On the Outage Capacity of a Practical Decoder Accounting for Channel Estimation Inaccuracies

TL;DR

This paper investigates the outage capacity of practical decoders under channel estimation errors, deriving a new decoding metric that improves achievable rates and BER performance in fading MIMO channels without added complexity.

Contribution

It introduces a new decoding metric for nearest neighbor decoders that accounts for channel estimation inaccuracies, enhancing performance in practical coded modulation systems.

Findings

Significant gains in achievable rates and BER with the new metric.

The proposed decoder outperforms classical mismatched ML decoders.

No additional decoding complexity is introduced.

Abstract

The optimal decoder achieving the outage capacity under imperfect channel estimation is investigated.

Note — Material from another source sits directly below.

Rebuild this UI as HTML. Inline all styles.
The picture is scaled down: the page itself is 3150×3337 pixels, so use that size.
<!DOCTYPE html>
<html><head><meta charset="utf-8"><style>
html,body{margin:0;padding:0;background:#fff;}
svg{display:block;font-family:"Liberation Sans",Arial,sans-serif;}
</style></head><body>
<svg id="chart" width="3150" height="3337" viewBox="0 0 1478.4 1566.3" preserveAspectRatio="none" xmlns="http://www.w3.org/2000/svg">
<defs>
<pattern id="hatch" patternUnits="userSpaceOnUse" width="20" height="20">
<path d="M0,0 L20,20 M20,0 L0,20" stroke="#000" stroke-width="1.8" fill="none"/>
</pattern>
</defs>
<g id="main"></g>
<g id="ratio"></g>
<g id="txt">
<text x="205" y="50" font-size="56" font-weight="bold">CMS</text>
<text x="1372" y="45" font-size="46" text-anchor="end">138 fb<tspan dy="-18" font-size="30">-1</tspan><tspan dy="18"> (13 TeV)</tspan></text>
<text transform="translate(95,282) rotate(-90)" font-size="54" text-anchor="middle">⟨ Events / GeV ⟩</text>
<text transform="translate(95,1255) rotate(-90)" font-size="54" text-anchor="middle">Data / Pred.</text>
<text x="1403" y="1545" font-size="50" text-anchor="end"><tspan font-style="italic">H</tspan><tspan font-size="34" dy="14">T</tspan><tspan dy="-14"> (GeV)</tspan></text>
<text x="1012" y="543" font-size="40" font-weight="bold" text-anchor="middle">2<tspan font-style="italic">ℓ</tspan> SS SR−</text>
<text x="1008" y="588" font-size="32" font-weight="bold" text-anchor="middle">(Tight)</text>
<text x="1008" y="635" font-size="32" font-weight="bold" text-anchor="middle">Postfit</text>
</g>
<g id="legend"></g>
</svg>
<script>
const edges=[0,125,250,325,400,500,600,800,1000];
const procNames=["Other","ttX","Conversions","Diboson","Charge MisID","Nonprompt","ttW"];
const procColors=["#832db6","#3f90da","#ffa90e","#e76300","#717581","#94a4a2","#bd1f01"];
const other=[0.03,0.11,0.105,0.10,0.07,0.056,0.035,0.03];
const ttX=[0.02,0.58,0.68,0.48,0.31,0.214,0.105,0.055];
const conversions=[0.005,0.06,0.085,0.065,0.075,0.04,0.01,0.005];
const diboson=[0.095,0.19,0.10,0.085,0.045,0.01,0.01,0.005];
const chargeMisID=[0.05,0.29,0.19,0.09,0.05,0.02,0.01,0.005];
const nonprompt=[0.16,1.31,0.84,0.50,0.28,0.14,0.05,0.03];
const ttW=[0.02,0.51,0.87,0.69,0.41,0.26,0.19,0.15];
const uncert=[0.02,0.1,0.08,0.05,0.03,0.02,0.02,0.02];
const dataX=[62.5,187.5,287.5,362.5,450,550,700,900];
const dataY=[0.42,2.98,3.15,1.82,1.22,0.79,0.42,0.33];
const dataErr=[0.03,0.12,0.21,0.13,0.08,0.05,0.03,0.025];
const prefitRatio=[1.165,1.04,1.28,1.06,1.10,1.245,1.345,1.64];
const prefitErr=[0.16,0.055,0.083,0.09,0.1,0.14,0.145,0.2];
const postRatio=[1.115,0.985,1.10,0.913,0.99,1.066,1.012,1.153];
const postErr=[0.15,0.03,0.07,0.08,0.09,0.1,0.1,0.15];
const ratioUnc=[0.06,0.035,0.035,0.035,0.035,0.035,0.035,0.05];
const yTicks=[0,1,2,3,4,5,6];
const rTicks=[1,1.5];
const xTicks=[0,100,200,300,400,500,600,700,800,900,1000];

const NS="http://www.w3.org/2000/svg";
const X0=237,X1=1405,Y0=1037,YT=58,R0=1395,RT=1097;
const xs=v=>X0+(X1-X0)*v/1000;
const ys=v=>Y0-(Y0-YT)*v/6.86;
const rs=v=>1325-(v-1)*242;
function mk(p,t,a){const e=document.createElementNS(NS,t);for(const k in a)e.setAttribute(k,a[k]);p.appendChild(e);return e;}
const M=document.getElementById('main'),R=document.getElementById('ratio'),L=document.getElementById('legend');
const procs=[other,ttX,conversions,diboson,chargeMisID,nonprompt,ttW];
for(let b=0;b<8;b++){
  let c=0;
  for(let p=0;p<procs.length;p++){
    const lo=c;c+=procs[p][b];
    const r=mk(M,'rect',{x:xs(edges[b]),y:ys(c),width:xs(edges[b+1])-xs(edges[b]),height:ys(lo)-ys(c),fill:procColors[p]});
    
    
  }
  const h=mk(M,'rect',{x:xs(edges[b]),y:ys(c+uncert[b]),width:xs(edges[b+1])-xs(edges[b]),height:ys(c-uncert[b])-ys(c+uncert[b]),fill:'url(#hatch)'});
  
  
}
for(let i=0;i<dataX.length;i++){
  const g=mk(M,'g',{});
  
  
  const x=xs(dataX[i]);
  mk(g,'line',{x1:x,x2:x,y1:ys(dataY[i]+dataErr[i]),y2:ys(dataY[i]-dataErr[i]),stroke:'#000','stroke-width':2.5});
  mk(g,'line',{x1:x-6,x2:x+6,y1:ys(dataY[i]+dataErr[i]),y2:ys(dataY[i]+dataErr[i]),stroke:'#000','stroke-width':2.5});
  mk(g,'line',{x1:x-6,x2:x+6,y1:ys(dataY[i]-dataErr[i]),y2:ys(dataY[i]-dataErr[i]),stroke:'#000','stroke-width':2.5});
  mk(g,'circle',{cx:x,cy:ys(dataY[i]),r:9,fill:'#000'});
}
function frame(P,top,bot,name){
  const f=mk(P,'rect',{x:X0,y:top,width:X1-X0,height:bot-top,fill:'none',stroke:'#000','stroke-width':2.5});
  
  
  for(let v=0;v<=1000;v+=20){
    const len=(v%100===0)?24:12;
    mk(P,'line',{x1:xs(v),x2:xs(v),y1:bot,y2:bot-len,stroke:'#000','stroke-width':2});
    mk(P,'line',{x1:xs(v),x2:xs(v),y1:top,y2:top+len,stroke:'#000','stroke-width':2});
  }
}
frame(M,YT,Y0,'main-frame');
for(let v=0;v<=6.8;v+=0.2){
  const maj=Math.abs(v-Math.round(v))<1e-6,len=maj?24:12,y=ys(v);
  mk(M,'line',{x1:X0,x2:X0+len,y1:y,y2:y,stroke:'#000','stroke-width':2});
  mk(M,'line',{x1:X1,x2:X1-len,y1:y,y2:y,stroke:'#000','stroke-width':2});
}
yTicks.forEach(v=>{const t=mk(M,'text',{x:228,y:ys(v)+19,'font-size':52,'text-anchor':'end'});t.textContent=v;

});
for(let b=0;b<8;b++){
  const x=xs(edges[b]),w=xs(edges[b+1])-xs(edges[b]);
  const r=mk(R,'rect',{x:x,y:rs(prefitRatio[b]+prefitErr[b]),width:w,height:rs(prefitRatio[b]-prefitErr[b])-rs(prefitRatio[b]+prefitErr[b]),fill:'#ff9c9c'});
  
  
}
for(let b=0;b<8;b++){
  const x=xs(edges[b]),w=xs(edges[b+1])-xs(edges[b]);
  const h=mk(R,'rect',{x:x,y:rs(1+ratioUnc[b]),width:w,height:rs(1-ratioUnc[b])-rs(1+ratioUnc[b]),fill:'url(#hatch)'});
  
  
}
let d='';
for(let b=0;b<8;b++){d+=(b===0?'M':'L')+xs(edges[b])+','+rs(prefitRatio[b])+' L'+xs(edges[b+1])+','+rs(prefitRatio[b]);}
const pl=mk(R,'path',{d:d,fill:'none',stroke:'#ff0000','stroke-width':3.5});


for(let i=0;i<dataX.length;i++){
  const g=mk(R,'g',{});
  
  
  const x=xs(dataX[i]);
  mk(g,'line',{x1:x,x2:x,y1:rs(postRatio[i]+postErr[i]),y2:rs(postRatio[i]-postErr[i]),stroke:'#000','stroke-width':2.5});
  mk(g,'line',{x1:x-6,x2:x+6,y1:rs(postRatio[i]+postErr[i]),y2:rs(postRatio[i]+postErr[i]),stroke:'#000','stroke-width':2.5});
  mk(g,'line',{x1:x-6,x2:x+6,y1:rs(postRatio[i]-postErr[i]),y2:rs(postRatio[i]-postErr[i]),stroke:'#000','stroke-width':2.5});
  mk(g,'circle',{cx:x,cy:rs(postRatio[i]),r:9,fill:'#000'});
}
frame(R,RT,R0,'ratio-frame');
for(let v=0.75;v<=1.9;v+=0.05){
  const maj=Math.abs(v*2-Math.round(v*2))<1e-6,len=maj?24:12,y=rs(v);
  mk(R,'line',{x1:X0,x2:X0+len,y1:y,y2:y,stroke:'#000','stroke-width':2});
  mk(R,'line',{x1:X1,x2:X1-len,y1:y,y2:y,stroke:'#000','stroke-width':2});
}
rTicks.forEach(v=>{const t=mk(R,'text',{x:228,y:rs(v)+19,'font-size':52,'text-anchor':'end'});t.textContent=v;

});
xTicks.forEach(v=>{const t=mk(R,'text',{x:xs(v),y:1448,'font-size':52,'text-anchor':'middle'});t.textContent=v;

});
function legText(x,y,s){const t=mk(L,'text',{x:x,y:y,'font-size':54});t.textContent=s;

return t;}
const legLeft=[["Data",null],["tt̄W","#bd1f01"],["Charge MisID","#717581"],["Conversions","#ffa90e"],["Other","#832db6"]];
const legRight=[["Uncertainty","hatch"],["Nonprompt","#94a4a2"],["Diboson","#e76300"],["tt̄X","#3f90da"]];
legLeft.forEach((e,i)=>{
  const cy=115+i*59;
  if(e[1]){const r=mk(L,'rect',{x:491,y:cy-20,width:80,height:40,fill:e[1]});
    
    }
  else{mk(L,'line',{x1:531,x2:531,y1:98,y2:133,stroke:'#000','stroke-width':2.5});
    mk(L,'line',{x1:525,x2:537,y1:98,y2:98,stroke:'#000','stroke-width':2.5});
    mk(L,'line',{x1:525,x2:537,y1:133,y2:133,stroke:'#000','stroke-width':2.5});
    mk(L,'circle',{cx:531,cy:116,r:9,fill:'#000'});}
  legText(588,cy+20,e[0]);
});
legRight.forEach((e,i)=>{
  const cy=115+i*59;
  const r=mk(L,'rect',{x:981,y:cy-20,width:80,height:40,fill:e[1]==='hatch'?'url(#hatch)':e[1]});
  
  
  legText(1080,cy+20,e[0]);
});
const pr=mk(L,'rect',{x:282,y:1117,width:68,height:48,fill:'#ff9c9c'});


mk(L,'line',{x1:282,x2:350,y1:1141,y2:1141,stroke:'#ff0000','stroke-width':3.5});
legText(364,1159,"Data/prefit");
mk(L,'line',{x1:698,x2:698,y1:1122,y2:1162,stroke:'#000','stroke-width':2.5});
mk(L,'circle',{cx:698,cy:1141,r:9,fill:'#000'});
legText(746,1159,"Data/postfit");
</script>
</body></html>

First, by searching into the family of nearest neighbor decoders, which can be easily implemented on most practical coded modulation systems, we derive a decoding metric that minimizes the average of the transmission error probability over all channel estimation errors. Next, we specialize our general expression to obtain the corresponding decoding metric for fading MIMO channels. According to the notion of estimation-induced outage (EIO) capacity introduced in our previous work and assuming no channel state information (CSI) at the transmitter, we characterize maximal achievable information rates, using Gaussian codebooks, associated to the proposed decoder. In the case of uncorrelated Rayleigh fading, these achievable rates are compared to the rates achieved by the classical mismatched maximum-likelihood (ML) decoder and the ultimate limits given by the EIO capacity. Numerical results show that the derived metric provides significant gains for the considered scenario, in terms of achievable information rates and bit error rate (BER), in a bit interleaved coded modulation (BICM) framework, without introducing any additional decoding complexity.